*Directions:* Leave the pictures out, and retype all of the material exactly as written.

— begin —

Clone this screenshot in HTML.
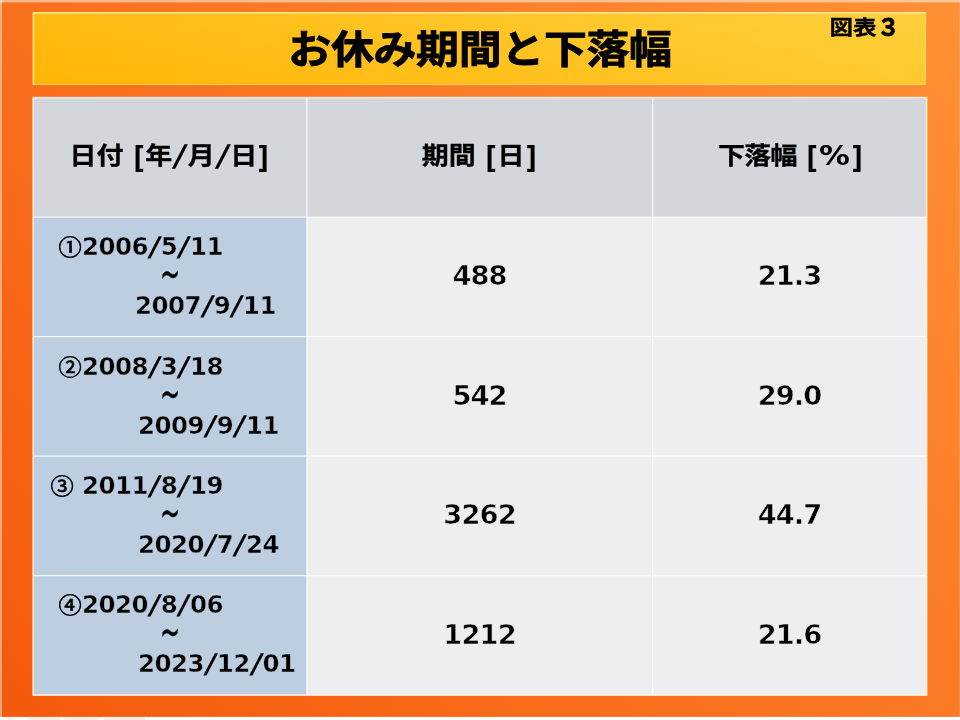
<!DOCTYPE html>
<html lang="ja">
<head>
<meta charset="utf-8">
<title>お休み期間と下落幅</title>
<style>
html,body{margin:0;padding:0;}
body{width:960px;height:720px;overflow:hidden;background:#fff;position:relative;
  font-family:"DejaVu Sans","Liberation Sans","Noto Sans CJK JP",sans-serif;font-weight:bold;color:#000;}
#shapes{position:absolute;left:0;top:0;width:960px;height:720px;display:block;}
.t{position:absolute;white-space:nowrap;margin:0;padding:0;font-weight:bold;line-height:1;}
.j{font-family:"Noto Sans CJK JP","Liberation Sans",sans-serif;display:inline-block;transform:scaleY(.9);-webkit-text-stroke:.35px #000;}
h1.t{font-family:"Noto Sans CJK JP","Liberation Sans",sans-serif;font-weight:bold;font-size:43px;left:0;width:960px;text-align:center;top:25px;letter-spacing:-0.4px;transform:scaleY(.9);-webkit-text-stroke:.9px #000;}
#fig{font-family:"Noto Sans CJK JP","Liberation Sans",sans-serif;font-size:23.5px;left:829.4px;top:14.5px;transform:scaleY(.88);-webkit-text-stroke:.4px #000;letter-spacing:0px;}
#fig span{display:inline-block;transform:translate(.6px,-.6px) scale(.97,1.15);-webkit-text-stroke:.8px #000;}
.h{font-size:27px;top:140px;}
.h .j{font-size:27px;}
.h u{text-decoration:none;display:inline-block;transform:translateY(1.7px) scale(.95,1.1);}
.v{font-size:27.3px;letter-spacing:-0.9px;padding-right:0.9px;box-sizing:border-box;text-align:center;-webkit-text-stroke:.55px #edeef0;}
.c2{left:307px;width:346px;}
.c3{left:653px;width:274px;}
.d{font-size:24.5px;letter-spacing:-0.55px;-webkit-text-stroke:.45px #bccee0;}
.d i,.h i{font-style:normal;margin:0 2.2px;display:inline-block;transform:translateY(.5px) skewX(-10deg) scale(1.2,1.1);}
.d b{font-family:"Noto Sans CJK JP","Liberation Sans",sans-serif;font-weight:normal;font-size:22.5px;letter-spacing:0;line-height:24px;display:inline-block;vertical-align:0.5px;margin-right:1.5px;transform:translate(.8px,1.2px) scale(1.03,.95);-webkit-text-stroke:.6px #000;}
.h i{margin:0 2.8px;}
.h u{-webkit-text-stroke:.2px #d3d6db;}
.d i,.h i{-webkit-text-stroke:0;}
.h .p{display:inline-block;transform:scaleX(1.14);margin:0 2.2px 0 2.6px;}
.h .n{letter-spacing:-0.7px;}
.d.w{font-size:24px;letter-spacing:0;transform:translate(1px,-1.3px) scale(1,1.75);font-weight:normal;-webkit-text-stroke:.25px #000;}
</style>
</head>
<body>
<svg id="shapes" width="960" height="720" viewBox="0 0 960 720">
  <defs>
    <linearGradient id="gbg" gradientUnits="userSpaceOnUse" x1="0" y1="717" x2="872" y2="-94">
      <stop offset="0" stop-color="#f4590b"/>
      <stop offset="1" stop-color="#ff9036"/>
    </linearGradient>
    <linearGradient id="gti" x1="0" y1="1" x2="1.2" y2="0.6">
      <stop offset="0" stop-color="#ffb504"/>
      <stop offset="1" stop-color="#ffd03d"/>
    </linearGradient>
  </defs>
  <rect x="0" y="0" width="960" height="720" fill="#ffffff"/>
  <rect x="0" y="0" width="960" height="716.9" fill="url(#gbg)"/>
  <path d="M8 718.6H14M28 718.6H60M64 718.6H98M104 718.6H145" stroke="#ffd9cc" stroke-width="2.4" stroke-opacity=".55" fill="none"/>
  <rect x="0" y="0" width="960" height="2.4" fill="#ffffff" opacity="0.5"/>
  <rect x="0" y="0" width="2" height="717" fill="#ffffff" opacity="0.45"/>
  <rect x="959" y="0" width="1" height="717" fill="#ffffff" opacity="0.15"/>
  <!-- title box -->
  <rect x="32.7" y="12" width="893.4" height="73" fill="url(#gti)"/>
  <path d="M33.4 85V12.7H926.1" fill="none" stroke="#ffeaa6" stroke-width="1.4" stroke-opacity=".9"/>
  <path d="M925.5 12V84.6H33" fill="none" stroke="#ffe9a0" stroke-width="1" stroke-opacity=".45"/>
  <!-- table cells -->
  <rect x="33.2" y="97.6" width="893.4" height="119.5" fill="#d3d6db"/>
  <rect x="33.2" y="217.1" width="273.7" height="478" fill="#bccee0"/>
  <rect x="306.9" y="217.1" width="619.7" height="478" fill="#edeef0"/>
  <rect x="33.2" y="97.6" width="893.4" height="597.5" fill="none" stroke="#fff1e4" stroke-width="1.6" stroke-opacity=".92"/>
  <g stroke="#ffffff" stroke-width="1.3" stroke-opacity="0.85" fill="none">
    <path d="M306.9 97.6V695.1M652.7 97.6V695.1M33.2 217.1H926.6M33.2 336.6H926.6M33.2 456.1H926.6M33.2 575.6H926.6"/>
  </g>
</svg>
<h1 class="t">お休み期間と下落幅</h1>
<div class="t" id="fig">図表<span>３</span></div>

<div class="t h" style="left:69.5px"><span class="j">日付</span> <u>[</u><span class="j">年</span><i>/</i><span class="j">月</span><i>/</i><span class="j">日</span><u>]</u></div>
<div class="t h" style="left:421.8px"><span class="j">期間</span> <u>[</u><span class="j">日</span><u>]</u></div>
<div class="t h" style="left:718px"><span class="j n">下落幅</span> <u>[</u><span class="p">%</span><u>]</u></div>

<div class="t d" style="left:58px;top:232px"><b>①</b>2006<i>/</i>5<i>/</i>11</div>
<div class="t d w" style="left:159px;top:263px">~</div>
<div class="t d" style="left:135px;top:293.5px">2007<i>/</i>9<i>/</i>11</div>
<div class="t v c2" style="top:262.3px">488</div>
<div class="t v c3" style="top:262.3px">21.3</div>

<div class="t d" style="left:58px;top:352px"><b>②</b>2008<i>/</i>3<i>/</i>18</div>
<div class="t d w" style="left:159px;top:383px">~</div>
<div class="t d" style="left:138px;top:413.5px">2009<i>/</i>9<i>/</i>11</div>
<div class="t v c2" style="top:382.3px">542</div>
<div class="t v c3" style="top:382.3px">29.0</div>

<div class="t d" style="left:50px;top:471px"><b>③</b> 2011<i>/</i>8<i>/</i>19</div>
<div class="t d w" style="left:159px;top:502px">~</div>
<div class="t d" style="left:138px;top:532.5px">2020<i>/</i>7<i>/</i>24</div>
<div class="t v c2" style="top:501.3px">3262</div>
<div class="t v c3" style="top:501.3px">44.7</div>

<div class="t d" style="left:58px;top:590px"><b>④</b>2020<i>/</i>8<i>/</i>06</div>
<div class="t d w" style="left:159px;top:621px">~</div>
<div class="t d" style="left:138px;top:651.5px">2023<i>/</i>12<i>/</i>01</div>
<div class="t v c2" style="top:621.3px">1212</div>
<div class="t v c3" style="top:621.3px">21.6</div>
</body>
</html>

— end —

*Task response:*
Clone this screenshot in HTML.
<!DOCTYPE html>
<html lang="ja">
<head>
<meta charset="utf-8">
<title>お休み期間と下落幅</title>
<style>
html,body{margin:0;padding:0;}
body{width:960px;height:720px;overflow:hidden;background:#fff;position:relative;
  font-family:"DejaVu Sans","Liberation Sans","Noto Sans CJK JP",sans-serif;font-weight:bold;color:#000;}
#shapes{position:absolute;left:0;top:0;width:960px;height:720px;display:block;}
.t{position:absolute;white-space:nowrap;margin:0;padding:0;font-weight:bold;line-height:1;}
.j{font-family:"Noto Sans CJK JP","Liberation Sans",sans-serif;display:inline-block;transform:scaleY(.9);-webkit-text-stroke:.35px #000;}
h1.t{font-family:"Noto Sans CJK JP","Liberation Sans",sans-serif;font-weight:bold;font-size:43px;left:0;width:960px;text-align:center;top:25px;letter-spacing:-0.4px;transform:scaleY(.9);-webkit-text-stroke:.9px #000;}
#fig{font-family:"Noto Sans CJK JP","Liberation Sans",sans-serif;font-size:23.5px;left:829.4px;top:14.5px;transform:scaleY(.88);-webkit-text-stroke:.4px #000;letter-spacing:0px;}
#fig span{display:inline-block;transform:translate(.6px,-.6px) scale(.97,1.15);-webkit-text-stroke:.8px #000;}
.h{font-size:27px;top:140px;}
.h .j{font-size:27px;}
.h u{text-decoration:none;display:inline-block;transform:translateY(1.7px) scale(.95,1.1);}
.v{font-size:27.3px;letter-spacing:-0.9px;padding-right:0.9px;box-sizing:border-box;text-align:center;-webkit-text-stroke:.55px #edeef0;}
.c2{left:307px;width:346px;}
.c3{left:653px;width:274px;}
.d{font-size:24.5px;letter-spacing:-0.55px;-webkit-text-stroke:.45px #bccee0;}
.d i,.h i{font-style:normal;margin:0 2.2px;display:inline-block;transform:translateY(.5px) skewX(-10deg) scale(1.2,1.1);}
.d b{font-family:"Noto Sans CJK JP","Liberation Sans",sans-serif;font-weight:normal;font-size:22.5px;letter-spacing:0;line-height:24px;display:inline-block;vertical-align:0.5px;margin-right:1.5px;transform:translate(.8px,1.2px) scale(1.03,.95);-webkit-text-stroke:.6px #000;}
.h i{margin:0 2.8px;}
.h u{-webkit-text-stroke:.2px #d3d6db;}
.d i,.h i{-webkit-text-stroke:0;}
.h .p{display:inline-block;transform:scaleX(1.14);margin:0 2.2px 0 2.6px;}
.h .n{letter-spacing:-0.7px;}
.d.w{font-size:24px;letter-spacing:0;transform:translate(1px,-1.3px) scale(1,1.75);font-weight:normal;-webkit-text-stroke:.25px #000;}
</style>
</head>
<body>
<svg id="shapes" width="960" height="720" viewBox="0 0 960 720">
  <defs>
    <linearGradient id="gbg" gradientUnits="userSpaceOnUse" x1="0" y1="717" x2="872" y2="-94">
      <stop offset="0" stop-color="#f4590b"/>
      <stop offset="1" stop-color="#ff9036"/>
    </linearGradient>
    <linearGradient id="gti" x1="0" y1="1" x2="1.2" y2="0.6">
      <stop offset="0" stop-color="#ffb504"/>
      <stop offset="1" stop-color="#ffd03d"/>
    </linearGradient>
  </defs>
  <rect x="0" y="0" width="960" height="720" fill="#ffffff"/>
  <rect x="0" y="0" width="960" height="716.9" fill="url(#gbg)"/>
  <path d="M8 718.6H14M28 718.6H60M64 718.6H98M104 718.6H145" stroke="#ffd9cc" stroke-width="2.4" stroke-opacity=".55" fill="none"/>
  <rect x="0" y="0" width="960" height="2.4" fill="#ffffff" opacity="0.5"/>
  <rect x="0" y="0" width="2" height="717" fill="#ffffff" opacity="0.45"/>
  <rect x="959" y="0" width="1" height="717" fill="#ffffff" opacity="0.15"/>
  <!-- title box -->
  <rect x="32.7" y="12" width="893.4" height="73" fill="url(#gti)"/>
  <path d="M33.4 85V12.7H926.1" fill="none" stroke="#ffeaa6" stroke-width="1.4" stroke-opacity=".9"/>
  <path d="M925.5 12V84.6H33" fill="none" stroke="#ffe9a0" stroke-width="1" stroke-opacity=".45"/>
  <!-- table cells -->
  <rect x="33.2" y="97.6" width="893.4" height="119.5" fill="#d3d6db"/>
  <rect x="33.2" y="217.1" width="273.7" height="478" fill="#bccee0"/>
  <rect x="306.9" y="217.1" width="619.7" height="478" fill="#edeef0"/>
  <rect x="33.2" y="97.6" width="893.4" height="597.5" fill="none" stroke="#fff1e4" stroke-width="1.6" stroke-opacity=".92"/>
  <g stroke="#ffffff" stroke-width="1.3" stroke-opacity="0.85" fill="none">
    <path d="M306.9 97.6V695.1M652.7 97.6V695.1M33.2 217.1H926.6M33.2 336.6H926.6M33.2 456.1H926.6M33.2 575.6H926.6"/>
  </g>
</svg>
<h1 class="t">お休み期間と下落幅</h1>
<div class="t" id="fig">図表<span>３</span></div>

<div class="t h" style="left:69.5px"><span class="j">日付</span> <u>[</u><span class="j">年</span><i>/</i><span class="j">月</span><i>/</i><span class="j">日</span><u>]</u></div>
<div class="t h" style="left:421.8px"><span class="j">期間</span> <u>[</u><span class="j">日</span><u>]</u></div>
<div class="t h" style="left:718px"><span class="j n">下落幅</span> <u>[</u><span class="p">%</span><u>]</u></div>

<div class="t d" style="left:58px;top:232px"><b>①</b>2006<i>/</i>5<i>/</i>11</div>
<div class="t d w" style="left:159px;top:263px">~</div>
<div class="t d" style="left:135px;top:293.5px">2007<i>/</i>9<i>/</i>11</div>
<div class="t v c2" style="top:262.3px">488</div>
<div class="t v c3" style="top:262.3px">21.3</div>

<div class="t d" style="left:58px;top:352px"><b>②</b>2008<i>/</i>3<i>/</i>18</div>
<div class="t d w" style="left:159px;top:383px">~</div>
<div class="t d" style="left:138px;top:413.5px">2009<i>/</i>9<i>/</i>11</div>
<div class="t v c2" style="top:382.3px">542</div>
<div class="t v c3" style="top:382.3px">29.0</div>

<div class="t d" style="left:50px;top:471px"><b>③</b> 2011<i>/</i>8<i>/</i>19</div>
<div class="t d w" style="left:159px;top:502px">~</div>
<div class="t d" style="left:138px;top:532.5px">2020<i>/</i>7<i>/</i>24</div>
<div class="t v c2" style="top:501.3px">3262</div>
<div class="t v c3" style="top:501.3px">44.7</div>

<div class="t d" style="left:58px;top:590px"><b>④</b>2020<i>/</i>8<i>/</i>06</div>
<div class="t d w" style="left:159px;top:621px">~</div>
<div class="t d" style="left:138px;top:651.5px">2023<i>/</i>12<i>/</i>01</div>
<div class="t v c2" style="top:621.3px">1212</div>
<div class="t v c3" style="top:621.3px">21.6</div>
</body>
</html>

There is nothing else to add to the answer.